**Bulk RNAseq** data analysis workflow includes the following steps:
1. Quality control by [FastQC](https://www.bioinformatics.babraham.ac.uk/projects/fastqc/)
2. Trimming of bad quality reads with [TrimGalore](https://www.bioinformatics.babraham.ac.uk/projects/trim_galore/)
3. Alignment with [STAR](https://github.com/alexdobin/STAR)
Running command
"STAR " +
"--runThreadN {threads} " +
"--genomeDir {input.genome} " +
"--readFilesIn {params.trim_seq} " +
"--outSAMstrandField intronMotif " +
"--outFileNamePrefix {params.aln_seq_prefix} " +
"--outSAMtype BAM SortedByCoordinate " +
"--outSAMmultNmax 1 " +
"--outFilterMismatchNmax 10 " +
"--outReadsUnmapped Fastx " +
"--readFilesCommand zcat "
4. Gene expression quantification with [FeatureCounts](https://academic.oup.com/bioinformatics/article/30/7/923/232889)
Running command
"featureCounts " +
"-a {input.annot} " +
"-o {output.fcount} " +
"-g gene_name " +
"-p -B -C " +
"-s {params.strand} " +
"--minOverlap 10 " +
"-T {threads} " +
"{input.bams} "
5. Differential Expression analysis with [Deseq2](https://bioconductor.org/packages/release/bioc/html/DESeq2.html) and [edgeR](https://doi.org/10.1093/bioinformatics/btp616).

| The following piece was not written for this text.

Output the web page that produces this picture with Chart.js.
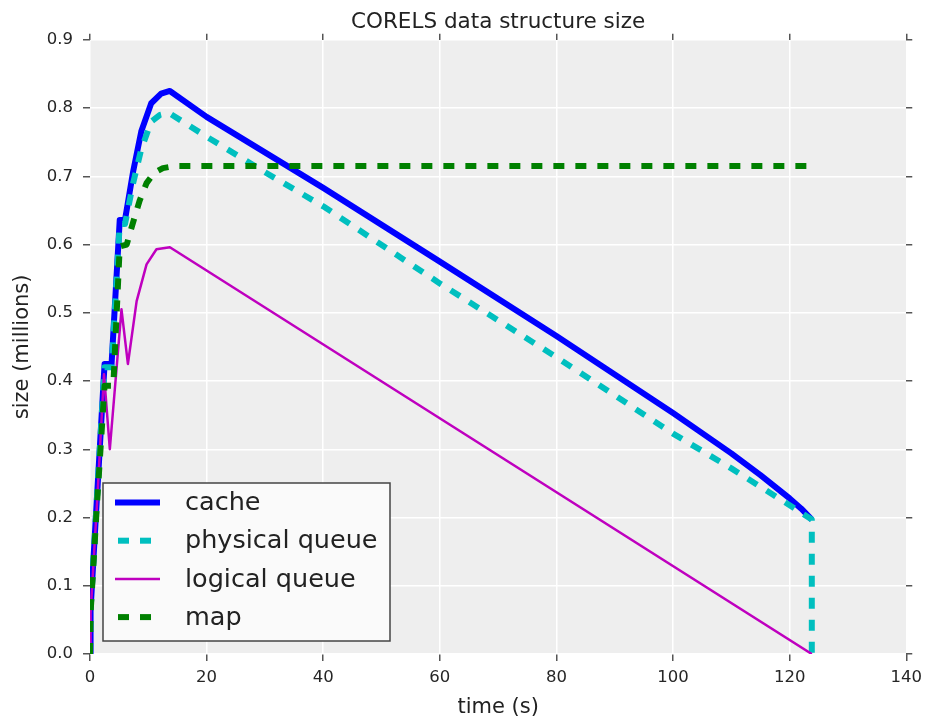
<!DOCTYPE html>
<html>
<head>
<meta charset="utf-8">
<script src="https://cdn.jsdelivr.net/npm/chart.js@4.4.1/dist/chart.umd.min.js"></script>
<style>
body { margin: 0; background: #fff; }
#wrap { width: 929px; height: 721px; }
</style>
</head>
<body>
<div id="wrap"><canvas id="sizeChart" width="929" height="721"></canvas></div>
<script>
// values (time in s, size in millions)
var cacheTime = [0, 0.1, 1.2, 2.5, 3.7, 5.1, 6.0, 7.4, 8.8, 10.5, 12.2, 13.7, 20, 40, 60, 80, 100, 110, 115, 120, 122, 123.8];
var cacheSize = [0, 0.065, 0.23, 0.425, 0.425, 0.636, 0.636, 0.707, 0.766, 0.807, 0.821, 0.825, 0.787, 0.683, 0.575, 0.466, 0.353, 0.294, 0.262, 0.228, 0.213, 0.197];

var physTime = [0, 0.1, 1.2, 2.5, 3.7, 5.1, 6.0, 7.4, 8.8, 10.5, 12.0, 13.5, 20, 30, 40, 60, 80, 100, 110, 120, 123.8, 123.8];
var physSize = [0, 0.065, 0.23, 0.42, 0.42, 0.63, 0.63, 0.69, 0.74, 0.78, 0.79, 0.793, 0.758, 0.706, 0.656, 0.543, 0.435, 0.323, 0.272, 0.218, 0.197, 0];

var logTime = [0, 0.1, 1.2, 2.4, 3.4, 5.4, 6.5, 8.0, 9.7, 11.4, 13.7, 123.8];
var logSize = [0, 0.06, 0.22, 0.41, 0.30, 0.505, 0.425, 0.517, 0.571, 0.593, 0.596, 0];

var mapTime = [0, 0.1, 1.2, 2.5, 4.0, 5.1, 6.3, 7.3, 8.5, 9.7, 11.0, 12.5, 14.5, 124];
var mapSize = [0, 0.06, 0.22, 0.393, 0.393, 0.597, 0.6, 0.63, 0.664, 0.69, 0.705, 0.712, 0.715, 0.715];

var xTicks = [0, 20, 40, 60, 80, 100, 120, 140];
var yTicks = [0, 0.1, 0.2, 0.3, 0.4, 0.5, 0.6, 0.7, 0.8, 0.9];

function pts(t, v) {
    return t.map(function (x, i) { return { x: x, y: v[i] }; });
}

var font = "'DejaVu Sans', sans-serif";
var tickGray = '#555555';

var plotBg = {
    id: 'plotBg',
    beforeDraw: function (chart) {
        var a = chart.chartArea, ctx = chart.ctx;
        ctx.save();
        ctx.fillStyle = '#eeeeee';
        ctx.fillRect(a.left, a.top, a.right - a.left, a.bottom - a.top);
        ctx.restore();
    }
};

// legend box in the lower left of the plot, like matplotlib's loc=3
var legendBox = {
    id: 'legendBox',
    afterDatasetsDraw: function (chart) {
        var a = chart.chartArea, ctx = chart.ctx;
        var x0 = a.left + 13, y0 = a.bottom - 171;
        ctx.save();
        ctx.fillStyle = 'rgba(250,250,250,0.95)';
        ctx.fillRect(x0, y0, 287, 158);
        ctx.strokeStyle = '#444444';
        ctx.lineWidth = 1.5;
        ctx.strokeRect(x0, y0, 287, 158);
        ctx.font = '25.5px ' + font;
        ctx.textBaseline = 'middle';
        chart.data.datasets.forEach(function (ds, i) {
            var y = y0 + 19.5 + i * 38.2;
            ctx.strokeStyle = ds.borderColor;
            ctx.lineWidth = ds.borderWidth;
            ctx.lineCap = 'butt';
            ctx.beginPath();
            if (ds.borderDash) {
                ctx.setLineDash(ds.borderDash);
                ctx.moveTo(x0 + 15, y);
                ctx.lineTo(x0 + 50, y);
            } else {
                ctx.setLineDash([]);
                ctx.moveTo(x0 + 12, y);
                ctx.lineTo(x0 + 57, y);
            }
            ctx.stroke();
            ctx.setLineDash([]);
            ctx.fillStyle = '#222222';
            ctx.fillText(ds.label, x0 + 82, y + 1);
        });
        ctx.restore();
    }
};

var sizeChart = new Chart(document.getElementById('sizeChart').getContext('2d'), {
    type: 'line',
    data: {
        datasets: [{
            label: 'cache',
            data: pts(cacheTime, cacheSize),
            borderColor: '#0000ff',
            borderWidth: 6,
            order: 4
        }, {
            label: 'physical queue',
            data: pts(physTime, physSize),
            borderColor: '#00bfbf',
            borderWidth: 6,
            borderDash: [11, 11],
            order: 3
        }, {
            label: 'logical queue',
            data: pts(logTime, logSize),
            borderColor: '#bf00bf',
            borderWidth: 2.5,
            order: 2
        }, {
            label: 'map',
            data: pts(mapTime, mapSize),
            borderColor: '#008000',
            borderWidth: 6,
            borderDash: [11, 11],
            order: 1
        }]
    },
    options: {
        responsive: false,
        animation: false,
        layout: { padding: 0 },
        elements: {
            point: { radius: 0 },
            line: { tension: 0, borderJoinStyle: 'round', borderCapStyle: 'butt', fill: false }
        },
        plugins: {
            legend: { display: false },
            tooltip: { enabled: false },
            title: {
                display: true,
                fullSize: false,
                text: 'CORELS data structure size',
                color: '#222222',
                font: { family: font, size: 21.5, weight: 'normal' },
                padding: { top: 10, bottom: 0 }
            }
        },
        scales: {
            x: {
                type: 'linear',
                position: 'bottom',
                min: 0,
                max: 140,
                afterBuildTicks: function (s) { s.ticks = xTicks.map(function (v) { return { value: v }; }); },
                afterFit: function (s) { s.height = 67; },
                ticks: {
                    color: '#262626',
                    font: { family: font, size: 16.5 },
                    padding: 7,
                    maxRotation: 0,
                    callback: function (v) { return String(v); }
                },
                grid: { color: '#ffffff', lineWidth: 1.5, tickColor: tickGray, tickLength: 7 },
                border: { display: false },
                title: {
                    display: true,
                    text: 'time (s)',
                    color: '#222222',
                    font: { family: font, size: 21 },
                    padding: { top: 0, bottom: 1 }
                }
            },
            y: {
                type: 'linear',
                position: 'left',
                min: 0,
                max: 0.9,
                afterBuildTicks: function (s) { s.ticks = yTicks.map(function (v) { return { value: v }; }); },
                afterFit: function (s) { s.width = 90; },
                ticks: {
                    color: '#262626',
                    font: { family: font, size: 16.5 },
                    padding: 10,
                    callback: function (v) { return v.toFixed(1); }
                },
                grid: { color: '#ffffff', lineWidth: 1.5, tickColor: tickGray, tickLength: 7 },
                border: { display: false },
                title: {
                    display: true,
                    text: 'size (millions)',
                    color: '#222222',
                    font: { family: font, size: 21 },
                    padding: { top: 10, bottom: 0 }
                }
            },
            x2: {
                type: 'linear',
                position: 'top',
                min: 0,
                max: 140,
                afterBuildTicks: function (s) { s.ticks = xTicks.map(function (v) { return { value: v }; }); },
                afterFit: function (s) { s.height = 4; },
                ticks: { display: false },
                grid: { drawOnChartArea: false, tickColor: tickGray, tickLength: 6, lineWidth: 1.5 },
                border: { display: false }
            },
            y2: {
                type: 'linear',
                position: 'right',
                min: 0,
                max: 0.9,
                afterBuildTicks: function (s) { s.ticks = yTicks.map(function (v) { return { value: v }; }); },
                afterFit: function (s) { s.width = 20; },
                ticks: { display: false },
                grid: { drawOnChartArea: false, tickColor: tickGray, tickLength: 6, lineWidth: 1.5 },
                border: { display: false }
            }
        }
    },
    plugins: [plotBg, legendBox]
});
</script>
</body>
</html>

For Thal vs HD comparison intra population (HSC or MPP - n = 2) we used the simple design with counts ~ condition, whereas for assessing differencies between Thal and HD in HSC and MPP togheter we included the celltype covariate : count ~ celltype + condition. Genes with an FDR < 0.05 or < 0.001 were considered DEGs for intra population comparisons and combined (HSC + MPP) with covariate respectively.
6. Downstream analysis
We performed Over Representation Analyses (ORA) and Gene Set Enrichment Analyses (GSEA) using R/Bioconductor package [clusterProfiler](https://bioconductor.org/packages/release/bioc/html/clusterProfiler.html) (v.3.8.1). Pre-ranked gene list according to log2FC was used to perform Gene Set Enrichment Analysis (GSEA). Terms with adjusted p-value (Benjiamini-Hochberg correction) less than 0.05 were considered significantly enriched.
7. Supplementary analysis: Music deconvolution analysis
We also applied Music to perform BulkRNAseq deconvolution according to celltype specific transcriptomic profiles obtained from scRNAseq dataset (Tusi et al 2021).
For details see content of Music folder.